Applied Materials was expected to report a beat and raise quarter, Muse said. However, its results were mixed and its revenue guidance for the fiscal third quarter was only in line, he added.
Management indicated “a generally unchanged WFE outlook, domestic China now normalizing at mid-20s percentage of revenues post trade restrictions, and tariffs largely a longer-term non-issue given the company’s global manufacturing footprint,” the analyst wrote.
The company is likely to generate at least 5% growth this year, with Semiconductor System revenues mostly balanced in the first and second half of the year, he further stated.
Analyst Charles Shi reiterated a Buy rating and price target of $195.
Applied Materials’ China revenue declined to only 25% of total revenues in the fiscal second quarter, Shi said.

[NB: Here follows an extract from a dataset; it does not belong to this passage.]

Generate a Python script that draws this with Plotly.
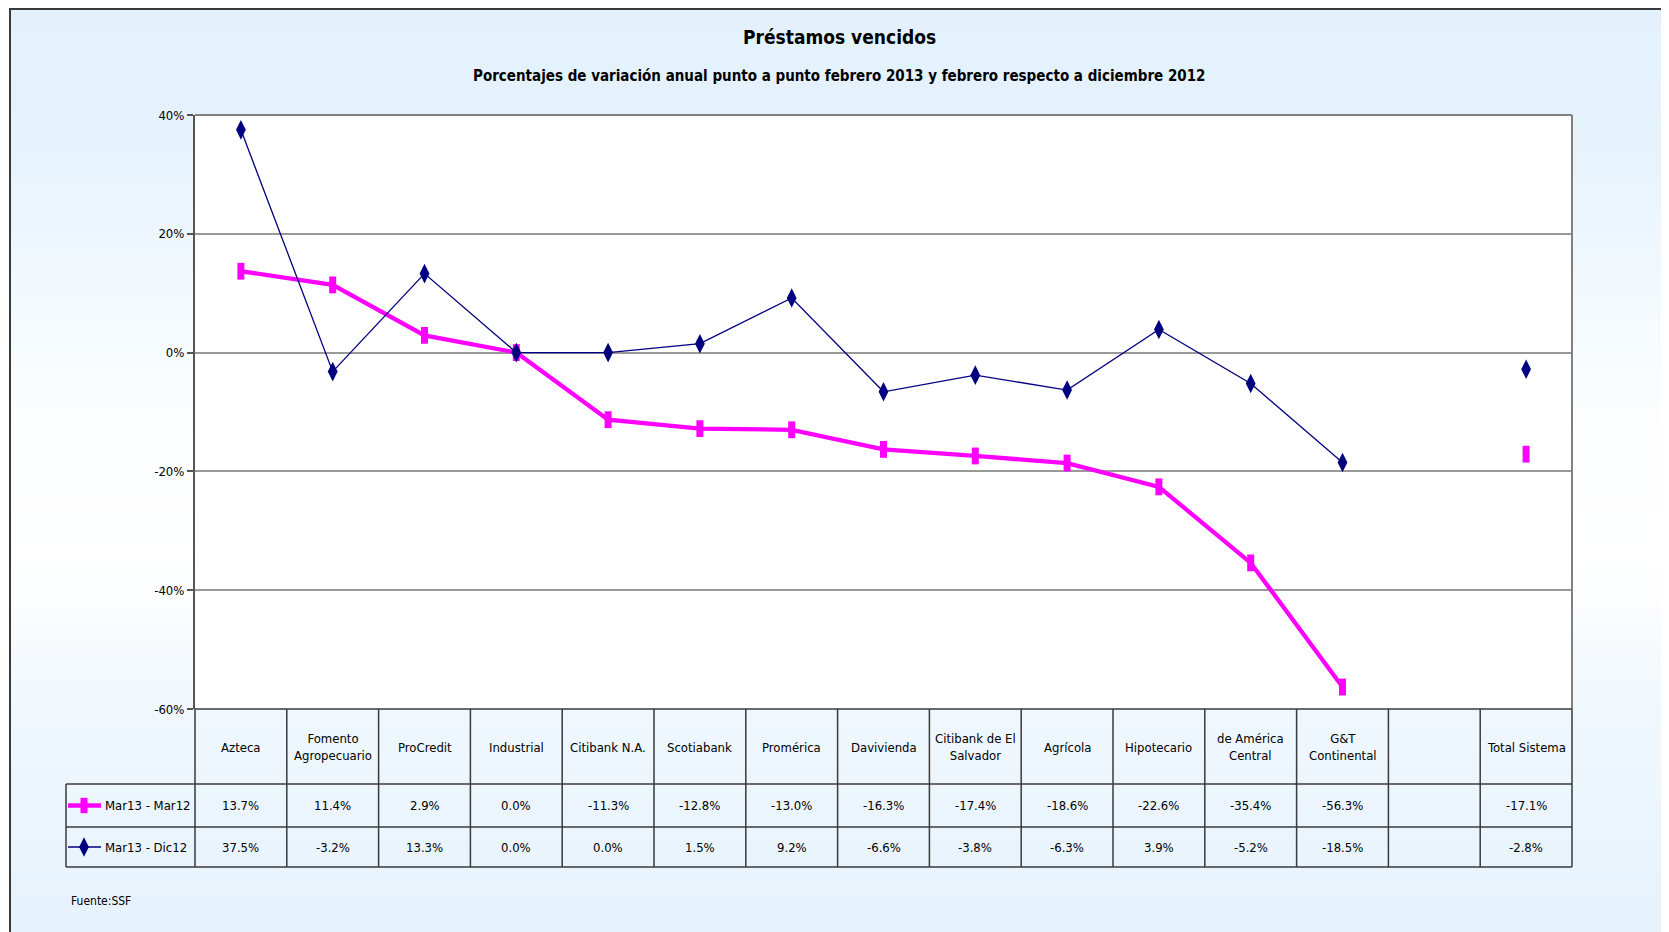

The midpoint of the company’s revenue guidance for the fiscal third quarter, at $7.20 billion, missed consensus estimate of $7.22 billion, he added.
Management did not provide any guidance for the back half of the year, which comprise of “two important quarters for investors to judge C2H25 WFE trend,” the analyst stated. “The lack of C2H outlook is not ideal, especially at this important juncture of elevated macro uncertainties,” he further wrote.
AMAT Price Action: Shares of Applied Materials had declined by 6.66% to $163.12 at the time of publication on Friday.